Season tickets sold out for the first time ever - 5,590 of them, gone by early January, accounting for almost all of the 6,400 permanent seats at three-year-old Carolina Stadium, which fits 8,242 people. Last season, USC set a school record for average home attendance - 7,431. It was the third consecutive year that USC ranked No. 4 nationally in attendance.
USC baseball bumper stickers are everywhere in Columbia. Tanner has a pizza named for him at one restaurant and a sandwich at another. Miss Cocky, a store that sells USC apparel catered to women, just started carrying a garnet T-shirt that reads: "CHICKS DIG DIAMONDS."
Title work
A thin layer of garnet dust covered the gray floor. The sounds of ink guns spraying and pistons compressing air filled the humid back room.
The T-shirt printing machines at Eat More Tees in Columbia had been running constantly since midnight, after USC won last year's national title. The employees back there pulled a 16-hour shift that first night to meet retailers' immediate demands. Eat More Tees printed nothing but USC baseball national championship shirts for two weeks.
The business made $300,000 just off 2011 World Series shirts - $100,000 less than it made on USC shirts during the entire 2011 football season, said owner Kevin Schumacher. One of his artists, Darian Metz, said that before the first national title "there was absolutely no demand for Carolina baseball shirts, outside of the diehard fans."
Schumacher's company distributes to places such as Addam's University Bookstore, which always sold plenty of USC baseball products in the spring.
Now, "baseball product is something you can sell 24/7, 365 days a year," said Leslie Carter, the general merchandising manager at Addam's.
USC baseball is now a party scene, a far cry from the 1980s at Sarge Frye Field, when the atmosphere was "like a library," said Jason Thonues, who has attended USC baseball games occasionally since he was a kid in the 1970s.
Celebrity status
Evan Marzilli sat with his girlfriend at a restaurant in the fall of 2010 when a woman and her child approached the table and asked for an autograph. He was stunned. His girlfriend blushed and laughed. This never happened to Marzilli before, and he hasn't forgotten the moment. People's interest in being around his team - and knowing every detail about it - only grew.

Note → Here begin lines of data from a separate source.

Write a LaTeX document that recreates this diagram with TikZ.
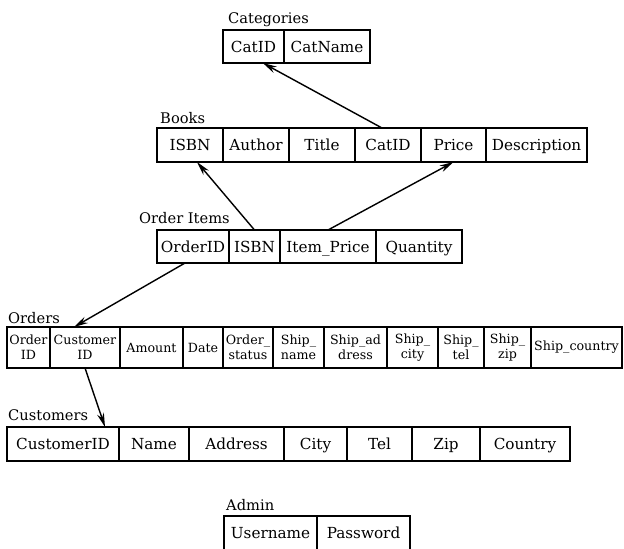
\documentclass[tikz,border=0pt]{standalone}
\usepackage{fontspec}
\setmainfont{DejaVu Serif}
\usetikzlibrary{arrows.meta, positioning}

\begin{document}
\begin{tikzpicture}[
    x=0.03cm, y=-0.03cm,
    fbase/.style={draw, line width=1.2pt, outer sep=0pt, inner xsep=1pt, inner ysep=1pt, align=center},
    fld/.style={fbase, minimum height=1.02cm, text height=2.3ex, text depth=0.45ex, font=\fontsize{13}{15}\selectfont},
    ofld/.style={fbase, minimum height=1.23cm, font=\fontsize{10.8}{12.5}\selectfont},
    tname/.style={anchor=base west, inner sep=0pt, font=\fontsize{12.5}{14}\selectfont},
    fk/.style={-{Stealth[length=12pt, width=6pt]}, line width=1.2pt},
]
\useasboundingbox (0,0) rectangle (624,548);

% Categories
\node[tname] (catlbl) at (228, 23) {Categories};
\node[fld, anchor=north west, minimum width=1.83cm, minimum height=0.99cm] (ct1) at (223, 30) {CatID};
\node[fld, minimum width=2.58cm, minimum height=0.99cm, right=0pt of ct1] (ct2) {CatName};

% Books
\node[tname] (bklbl) at (160, 123) {Books};
\node[fld, anchor=north west, minimum width=1.98cm] (bk1) at (157, 128) {ISBN};
\node[fld, minimum width=1.98cm, right=0pt of bk1] (bk2) {Author};
\node[fld, minimum width=1.98cm, right=0pt of bk2] (bk3) {Title};
\node[fld, minimum width=1.98cm, right=0pt of bk3] (bk4) {CatID};
\node[fld, minimum width=1.95cm, right=0pt of bk4] (bk5) {Price};
\node[fld, minimum width=3.03cm, right=0pt of bk5] (bk6) {Description};

% Order Items
\node[tname] (oilbl) at (139, 223) {Order Items};
\node[fld, anchor=north west, minimum width=2.16cm, minimum height=0.99cm] (oi1) at (157, 230) {OrderID};
\node[fld, minimum width=1.53cm, minimum height=0.99cm, right=0pt of oi1] (oi2) {ISBN};
\node[fld, minimum width=2.88cm, minimum height=0.99cm, right=0pt of oi2] (oi3) {Item\_Price};
\node[fld, minimum width=2.58cm, minimum height=0.99cm, right=0pt of oi3] (oi4) {Quantity};

% Orders
\node[tname] (orlbl) at (8, 323) {Orders};
\node[ofld, anchor=north west, minimum width=1.29cm] (or1) at (7, 327) {Order\\ID};
\node[ofld, minimum width=2.10cm, right=0pt of or1] (or2) {Customer\\ID};
\node[ofld, minimum width=1.89cm, right=0pt of or2] (or3) {Amount};
\node[ofld, minimum width=1.20cm, right=0pt of or3] (or4) {Date};
\node[ofld, minimum width=1.50cm, right=0pt of or4] (or5) {Order\_\\status};
\node[ofld, minimum width=1.53cm, right=0pt of or5] (or6) {Ship\_\\name};
\node[ofld, minimum width=1.89cm, right=0pt of or6] (or7) {Ship\_ad\\dress};
\node[ofld, minimum width=1.53cm, right=0pt of or7] (or8) {Ship\_\\city};
\node[ofld, minimum width=1.38cm, right=0pt of or8] (or9) {Ship\_\\tel};
\node[ofld, minimum width=1.41cm, right=0pt of or9] (or10) {Ship\_\\zip};
\node[ofld, minimum width=2.73cm, right=0pt of or10] (or11) {Ship\_country};

% Customers
\node[tname] (culbl) at (8, 420) {Customers};
\node[fld, anchor=north west, minimum width=3.36cm] (cu1) at (7, 427) {CustomerID};
\node[fld, minimum width=2.10cm, right=0pt of cu1] (cu2) {Name};
\node[fld, minimum width=2.85cm, right=0pt of cu2] (cu3) {Address};
\node[fld, minimum width=1.89cm, right=0pt of cu3] (cu4) {City};
\node[fld, minimum width=1.95cm, right=0pt of cu4] (cu5) {Tel};
\node[fld, minimum width=2.04cm, right=0pt of cu5] (cu6) {Zip};
\node[fld, minimum width=2.70cm, right=0pt of cu6] (cu7) {Country};

% Admin
\node[tname] (adlbl) at (226, 510) {Admin};
\node[fld, anchor=north west, minimum width=2.79cm] (ad1) at (224, 516) {Username};
\node[fld, minimum width=2.79cm, right=0pt of ad1] (ad2) {Password};

% foreign keys
\draw[fk] ([xshift=-0.18cm]bk4.north) -- ([xshift=0.28cm]ct1.south);
\draw[fk] (oi2.north) -- ([xshift=0.21cm]bk1.south);
\draw[fk] (oi3.north) -- (bk5.south);
\draw[fk] ([xshift=-0.24cm]oi1.south) -- ([xshift=-0.33cm]or2.north);
\draw[fk] (or2.south) -- ([xshift=-0.42cm]cu1.north east);

\end{tikzpicture}
\end{document}
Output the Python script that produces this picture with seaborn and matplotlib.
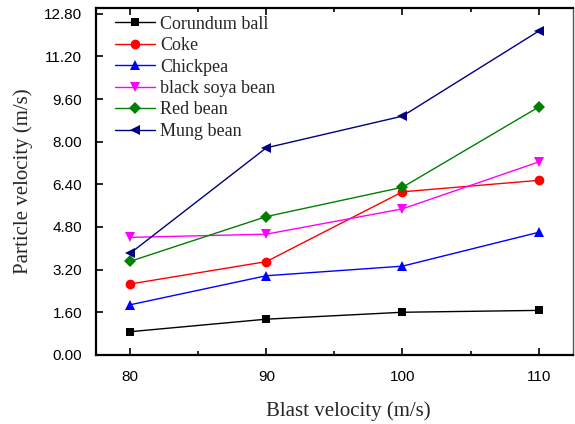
import matplotlib
matplotlib.use("Agg")
import matplotlib.pyplot as plt
import seaborn as sns
import pandas as pd
from matplotlib.ticker import FormatStrFormatter, MultipleLocator

# Blast velocity (m/s)
blast_velocity = [80, 90, 100, 110]

# Particle velocity (m/s) for each material
corundum_ball = [0.87, 1.34, 1.60, 1.67]
coke = [2.66, 3.50, 6.12, 6.55]
chickpea = [1.88, 2.97, 3.33, 4.60]
black_soya_bean = [4.41, 4.53, 5.48, 7.24]
red_bean = [3.51, 5.19, 6.29, 9.30]
mung_bean = [3.81, 7.77, 8.96, 12.15]

series_names = ["Corundum ball", "Coke", "Chickpea", "black soya bean", "Red bean", "Mung bean"]
series_values = [corundum_ball, coke, chickpea, black_soya_bean, red_bean, mung_bean]
y_ticks = [0.00, 1.60, 3.20, 4.80, 6.40, 8.00, 9.60, 11.20, 12.80]
x_ticks = [80, 90, 100, 110]

colors = ["black", "red", "blue", "magenta", "green", "navy"]
markers = ["s", "o", "^", "v", "D", "<"]
sizes = [6, 7, 7.5, 7.5, 6.5, 7.5]

rows = []
for name, vals in zip(series_names, series_values):
    for x, y in zip(blast_velocity, vals):
        rows.append({"Blast velocity": x, "Particle velocity": y, "Material": name})
df = pd.DataFrame(rows)

sns.set_style("ticks")
fig = plt.figure(figsize=(5.75, 4.24), dpi=100)
ax = fig.add_axes([0.167, 0.163, 0.829, 0.817])

for name, c, m, s in zip(series_names, colors, markers, sizes):
    sub = df[df["Material"] == name]
    sns.lineplot(data=sub, x="Blast velocity", y="Particle velocity", ax=ax,
                 color=c, marker=m, markersize=s, markeredgewidth=0,
                 linewidth=1.0, label=name, estimator=None, sort=False)

ax.set_xlim(77.5, 112.5)
ax.set_ylim(0, 13.0)
ax.set_xticks(x_ticks)
ax.xaxis.set_minor_locator(MultipleLocator(5))
ax.set_yticks(y_ticks)
ax.yaxis.set_major_formatter(FormatStrFormatter("%.2f"))

sans = ["Liberation Sans", "DejaVu Sans"]
serif = ["Liberation Serif", "DejaVu Serif"]
for lab in ax.get_xticklabels() + ax.get_yticklabels():
    lab.set_fontfamily(sans)
    lab.set_fontsize(11)

ax.tick_params(axis="both", which="both", direction="in", top=True, right=False,
               width=1.2, colors="black")
ax.tick_params(axis="y", which="major", length=5, pad=10)
ax.tick_params(axis="x", which="major", length=5, pad=11)
ax.tick_params(axis="x", which="minor", length=3)

for side in ["left", "bottom", "top"]:
    ax.spines[side].set_linewidth(1.6)
    ax.spines[side].set_color("black")
ax.spines["right"].set_linewidth(1.0)
ax.spines["right"].set_color("#555555")

ax.set_xlabel("Blast velocity (m/s)", fontfamily=serif, fontsize=15)
ax.set_ylabel("Particle velocity (m/s)", fontfamily=serif, fontsize=15, labelpad=8)
ax.xaxis.set_label_coords(0.529, -0.133)

leg = ax.legend(loc="upper left", frameon=False, prop={"family": serif, "size": 13},
                handlelength=2.2, handletextpad=0.3, labelspacing=0.245,
                borderaxespad=0.0, borderpad=0.0, bbox_to_anchor=(0.04, 0.979))

fig.savefig("out.png", dpi=100)
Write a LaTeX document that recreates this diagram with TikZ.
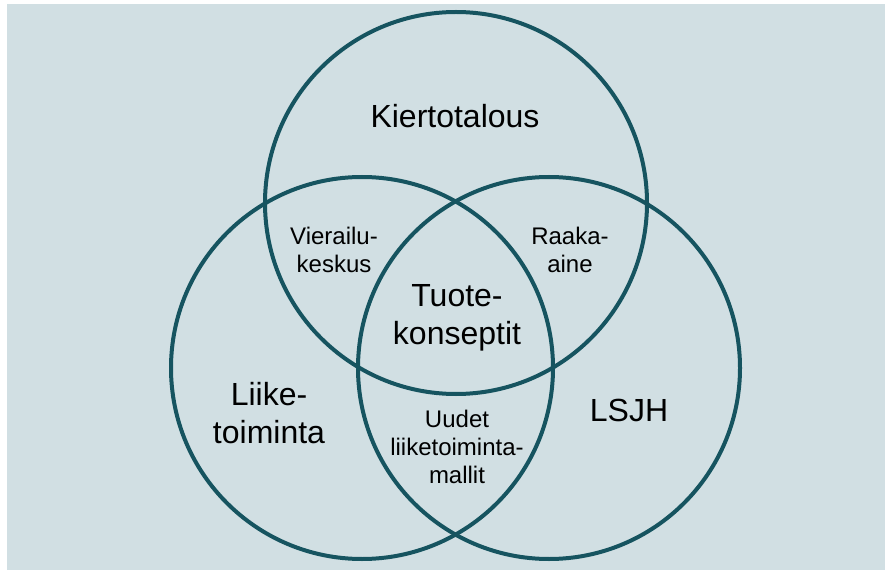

About 2,000 people attended USC's second preseason intra-squad scrimmage last month - something pitcher Matt Price marvels at but can't quite comprehend.
"It is kind of weird," he said. "I know you all like baseball, but we're just playing against each other."
Tanner said he gave 127 speeches to civic organizations, charity events, Gamecock Club booster gatherings and companies after the first national title. He likes doing them, but vowed to cut back after the second. He did - but just by 15. Each year, he turned down 40 to 50, he said.
Tanner, who now earns $650,000 a year, embraces public speaking as though he were an everyman politician. At Thursday's fan party, he stood on a stage, holding a microphone in his right hand and gesturing with his left. He spoke loudly and clearly into the mic, with no awkward pauses. He wore a modest red sweater and brown slacks. Everybody stared at him. He appeared comfortable.
Tanner promoted the next day's softball game, then answered a pre-written fan question about pressure. He joked that he feels so little of it that "sometimes I take a nap during the game." The fans laughed. He told a couple more stories and the crowd cheered him off stage.
He climbed down the stairs, sat in his folding chair, gripped the marker and starting chatting with the next person in line.